Sunday 30 March 2014

Pension Glossary 101: Part Two

Part two of our helpful pensions glossary covers everything from L – Z. If you haven’t had a chance to take a look at part one, click here to brush up on your pensions terms from A-J, then get to grips with the second part in this Jones Hill double bill.
Lower Earnings Limit – This is the point at which your earnings will build up the right to state pension benefits.
Member – Different from an ‘active member’ of a plan, who is actively making payments, a ‘member’ is someone who is still entitled to benefits under their pension plan.
NIC – National Insurance Contributions are deducted from the income of all employees on a scale which is linked with income levels. You need 30 years of National Insurance Contributions in order to get a full State Pension on retirement.
Open Market Option – Buying an annuity from their own pension provider is not the only option for the retired, and more often that not it’s not the best option – we can compare rates and arrangements for other insurance providers and purchase the one that suits you best.
Preserved Benefits – These are classed as the benefits a pension scheme member has already earned when they stop making payments, or when their scheme closes. They are also known as frozen benefits, and they will be paid when the individual takes their benefits.
Redirecting payments – You can change the funds that future payments are invested in by redirecting your future payments.
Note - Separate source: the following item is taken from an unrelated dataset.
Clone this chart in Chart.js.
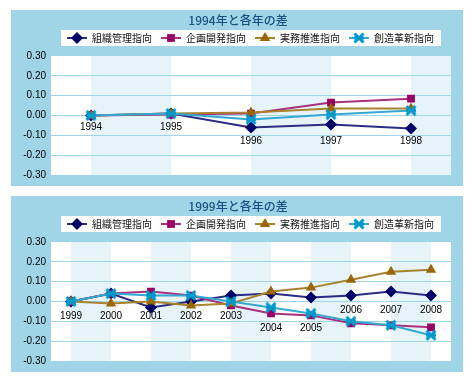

It won’t affect any payments that have already been invested, and many providers don’t charge for this service.
SIPPs – A self-invested personal pension gives the planholder maximum flexibility and choice with regards to their investments. It is best for those who are more comfortable with investment risk and they can be more expensive to run.  SIPPs are also used for pension income drawdown contracts.  Alternatives to SIPPs are SSAS – Small Self Adminstered Schemes.  If you’re considering either, take professional, independent advice.
Tax Relief – Tax relief means that some of the money that would have been paid to HMRC will be paid into your pension plan instead, encouraging those saving for their retirement.
Upper Accrual Point – This is the maximum earnings that are used to build up the right to state pension benefits.
With-Profits Fund – If your pension plan contains this type of fund, your fund manager retains a percentage of the profits to supplement your investment earnings in the case of a bad year for returns. It helps to smooth out the instability of the stock market, but it can incur heavy penalties for those that cash in early., usually called a Market Value Reduction.

Friday 28 March 2014

Pension Glossary 101: Part One

At Jones Hill, we know that pensions terminology can be confusing for those thinking about their retirement for the first time. We’ve put together a handy glossary of the most important terms you’ll ever need to know when it comes to understanding your pension.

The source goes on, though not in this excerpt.